The anthology, tentatively titled “Click” (“as in the ‘click moment,’ which is a second wave term”) is crafted of replies from self-identified feminists (“They’re all in their twenties, thirties, and a few are in their teens”) when asked about the event, person, book or movie that “flipped a switch” in their thinking. “The topics are so good. They range from one girl who learned from watching ‘Saved by the Bell’ that she wanted to be a feminist, to one girl who learned by being in the marching band and always wanting to play tuba, and they wanted her to play something smaller and more elegant and ladylike.”
Aside from her own writing and her continued work at The New York Times, Sullivan finds time to be involved in non-profit work. She is on the advisory board of Girls Write Now, an organization that pairs up professional women writers from the New York area with girls to mentor from within the New York public school system. “It’s an amazing program,” says Sullivan. “It’s just incredible. They have such confidence and they’re so empowered by the stuff that they write, and they have fun.” She also backs GEMS, a group in Harlem that helps girls get out of underage sex work.
“It’s really difficult, I think,” says Sullivan honestly. “I just interviewed Gloria Steinem for the Smith alumni magazine, which was awesome, and I was asking her something that was obviously trying to work out my own issues, saying something about, you know, sometimes it just feels like too much.

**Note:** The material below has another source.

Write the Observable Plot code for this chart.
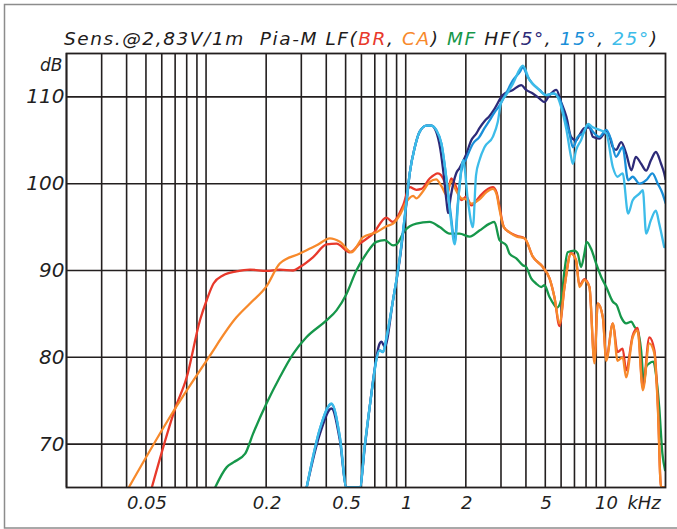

Like there are just too many things, it’s just insurmountable, there aren’t enough of us fighting this fight, what are you supposed to do about that? And she kind of said, ‘that’s not your concern. Just do the one thing you can do, and do it, you know? Don’t make any excuses about it. Just do that thing.’ When you think about what’s happening to women abroad and then you go up to Rachel Lloyd at GEMS, which is like three stops up on the A train, and you see what’s happening right here, it can be very overwhelming. But people like Rachel Lloyd are just doing their thing. And they’re making such a huge difference in the world. Even if no one’s ever heard of them, they’re making a huge difference, you know? And now I’m back on my soapbox.”
With a sparkling debut novel behind her and several projects in the works, Sullivan is nothing less than a fresh, credible and unafraid new voice in the literary world, and I think her soapbox is just where I like her best.
J. Courtney Sullivan’s work has appeared in The New York Times, New York, Elle, Cosmopolitan, Allure, Men’s Vogue, the New York Observer, and in the essay anthology The Secret Currency of Love. She is a graduate of Smith College, lives in Brooklyn, and works in the editorial department of The New York Times.